L’approccio della Fusai con l’arte è di tipo estremamente istintuale. Non esiste – lo afferma lei stessa – alcuna speculazione di tipo concettuale o filosofico nelle sue opere: al centro dei suoi lavori ci sono i materiali, i loro colori, e la ricerca del “bello”, dell’armonia che – appunto – istintivamente riconosce come tale, e che desidera comunicare. E i materiali di cui parlavamo sono a loro volta legati all’istinto primario per eccellenza dell’essere umano. Ovvero, il cibo.
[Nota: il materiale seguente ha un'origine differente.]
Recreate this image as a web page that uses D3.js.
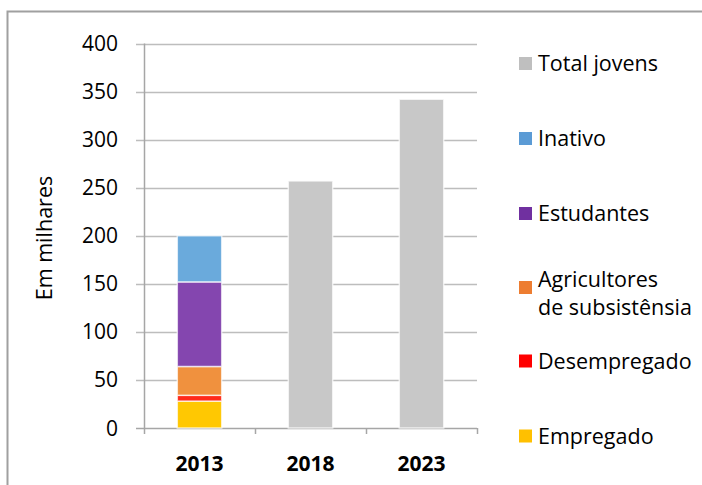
<!DOCTYPE html>
<html>
<head>
<meta charset="utf-8">
<script src="https://cdn.jsdelivr.net/npm/d3@7"></script>
<style>
  body { margin: 0; background: #fff; }
  svg text { font-family: "Open Sans", "DejaVu Sans", sans-serif; fill: #000; }
</style>
</head>
<body>
<svg></svg>
<script>
// data (thousands)
var years = ["2013", "2018", "2023"];
var seriesKeys = ["Empregado", "Desempregado", "Agricultores", "Estudantes", "Inativo", "Total"];
var seriesNames = ["Empregado", "Desempregado", "Agricultores\nde subsistênsia", "Estudantes", "Inativo", "Total jovens"];
var empregado    = [28, 0, 0];
var desempregado = [6, 0, 0];
var agricultores = [30, 0, 0];
var estudantes   = [88, 0, 0];
var inativo      = [48, 0, 0];
var totalJovens  = [0, 257, 342];
var yTicks = [0, 50, 100, 150, 200, 250, 300, 350, 400];

//begin: layout conf.
var svgWidth = 702,
    svgHeight = 485,
    plot = {left: 144, right: 477, top: 43.5, bottom: 428};
var barColors    = ["#ffc802", "#ff2a1a", "#f0913e", "#8446af", "#6aaadc", "#c8c8c8"];
var legendColors = ["#ffc000", "#ff0000", "#ed7d31", "#7030a0", "#5b9bd5", "#bfbfbf"];
//end: layout conf.

var table = years.map(function(y, i) {
  return {year: y, Empregado: empregado[i], Desempregado: desempregado[i],
          Agricultores: agricultores[i], Estudantes: estudantes[i],
          Inativo: inativo[i], Total: totalJovens[i]};
});

var svg = d3.select("svg").attr("width", svgWidth).attr("height", svgHeight);

// outer frame
svg.append("path")
    .attr("d", "M7.5," + svgHeight + "V11.5H" + svgWidth)
    .attr("fill", "none")
    .attr("stroke", "#a0a0a0")
    .attr("stroke-width", 2);

var x = d3.scaleBand().domain(years).range([plot.left, plot.right]).padding(0);
var y = d3.scaleLinear().domain([0, 400]).range([plot.bottom, plot.top]);

// gridlines + y tick labels
var grid = svg.append("g");
grid.selectAll("line")
    .data(yTicks)
    .enter().append("line")
    .attr("x1", plot.left - 8)
    .attr("x2", plot.right)
    .attr("y1", function(d){ return Math.round(y(d)) + 0.5; })
    .attr("y2", function(d){ return Math.round(y(d)) + 0.5; })
    .attr("stroke", function(d){ return d === 0 ? "#a6a6a6" : "#bdbdbd"; })
    .attr("stroke-width", 1.5);

grid.selectAll("text")
    .data(yTicks)
    .enter().append("text")
    .attr("x", 118)
    .attr("y", function(d){ return y(d); })
    .attr("dy", "0.36em")
    .attr("text-anchor", "end")
    .style("font-size", "21px")
    .text(function(d){ return d; });

// y axis line
svg.append("line")
    .attr("x1", plot.left + 0.5).attr("x2", plot.left + 0.5)
    .attr("y1", plot.top).attr("y2", plot.bottom)
    .attr("stroke", "#a6a6a6").attr("stroke-width", 1.5);

// x axis tick marks at category boundaries
var bounds = years.map(function(d){ return x(d); }).concat([plot.right]);
svg.selectAll(".xtick")
    .data(bounds)
    .enter().append("line")
    .attr("x1", function(d){ return Math.round(d) + 0.5; })
    .attr("x2", function(d){ return Math.round(d) + 0.5; })
    .attr("y1", plot.bottom)
    .attr("y2", plot.bottom + 6)
    .attr("stroke", "#a6a6a6").attr("stroke-width", 1.5);

// stacked bars
var stack = d3.stack().keys(seriesKeys)(table);
var barW = x.bandwidth() * 0.4;

svg.append("g").selectAll("g")
    .data(stack)
    .enter().append("g")
    .attr("fill", function(d, i){ return barColors[i]; })
    .selectAll("rect")
    .data(function(d){ return d.filter(function(s){ return s[1] > s[0]; }); })
    .enter().append("rect")
    .attr("x", function(d){ return x(d.data.year) + (x.bandwidth() - barW) / 2; })
    .attr("width", barW)
    .attr("y", function(d){ return y(d[1]); })
    .attr("height", function(d){ return y(d[0]) - y(d[1]); })
    .attr("stroke", "#fff")
    .attr("stroke-opacity", 0.7)
    .attr("stroke-width", 1.5);

// category labels
svg.selectAll(".xlabel")
    .data(years)
    .enter().append("text")
    .attr("x", function(d){ return x(d) + x.bandwidth() / 2; })
    .attr("y", 471)
    .attr("text-anchor", "middle")
    .style("font-size", "21px")
    .style("font-weight", "bold")
    .text(function(d){ return d; });

// axis title
svg.append("text")
    .attr("transform", "translate(" + [52, 238] + ") rotate(-90)")
    .attr("text-anchor", "middle")
    .style("font-size", "21.5px")
    .text("Em milhares");

// legend, top to bottom in reverse stacking order
var legendY = [63.5, 138.5, 213.5, 287.5, 361, 436];
var legendItems = seriesNames.map(function(n, i){ return {name: n, color: legendColors[i]}; }).reverse();

var legend = svg.append("g").selectAll("g")
    .data(legendItems)
    .enter().append("g")
    .attr("transform", function(d, i){ return "translate(" + [519, legendY[i]] + ")"; });

legend.append("rect")
    .attr("x", 0)
    .attr("y", -6.5)
    .attr("width", 13)
    .attr("height", 13)
    .attr("fill", function(d){ return d.color; });

legend.each(function(d){
  var lines = d.name.split("\n");
  var t = d3.select(this).append("text")
      .attr("x", 19)
      .attr("y", lines.length > 1 ? -0.5 : 7.5)
      .style("font-size", "21.5px");
  lines.forEach(function(l, j){
    t.append("tspan").attr("x", 19).attr("dy", j === 0 ? 0 : 28).text(l);
  });
});
</script>
</body>
</html>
Sulla tela vengono infatti fissate tramite stratificazioni di resine e quindi composte rappresentazioni di elementi naturali – atmosfera, radici, eclissi, lune – utilizzando non già pigmenti di estrazione naturale, ma le vere e proprie materie prime generalmente utilizzate nelle cucine di ogni parte del mondo.
Soprattutto spezie e sapori: cannella e bacche di goji, fieno greco e chicchi di caffè, semi di papavero e cumino, paprika e pepe; e non solo materiali di origine vegetale, ma anche minerale: vengono utilizzati tutti i colori del sale, da quello dell’himalaya a quello integrale. L’artista ricontestualizza una parte della natura il cui aspetto visivo è abitualmente trascurato, o utilizzato con modalità espressive nel contesto dell’estetica in alta cucina, ma mai unicamente come materia prima per creare arte.
Il percorso di ricerca che ha portato l’artista a questa forma espressiva è legato a un dramma personale: nel 2001 gravi problemi di salute la portano ad interrogarsi più a fondo sul forte legame tra la natura, l’uomo e l’alimentazione. Si avvicina, così, ai rimedi naturali, alla naturopatia e alla macrobiotica, diventandone profonda conoscitrice. Un percorso personale che ha trovato, nel tempo, compimento nella sua arte, vissuta non solo come forma espressiva, ma come parte di un cammino terapeutico, riuscendo a utilizzare il cibo come nutrimento per l’anima attraverso gli occhi; ma anche come forma di glorificazione degli alimenti, dei sapori, dei colori della natura e della natura stessa.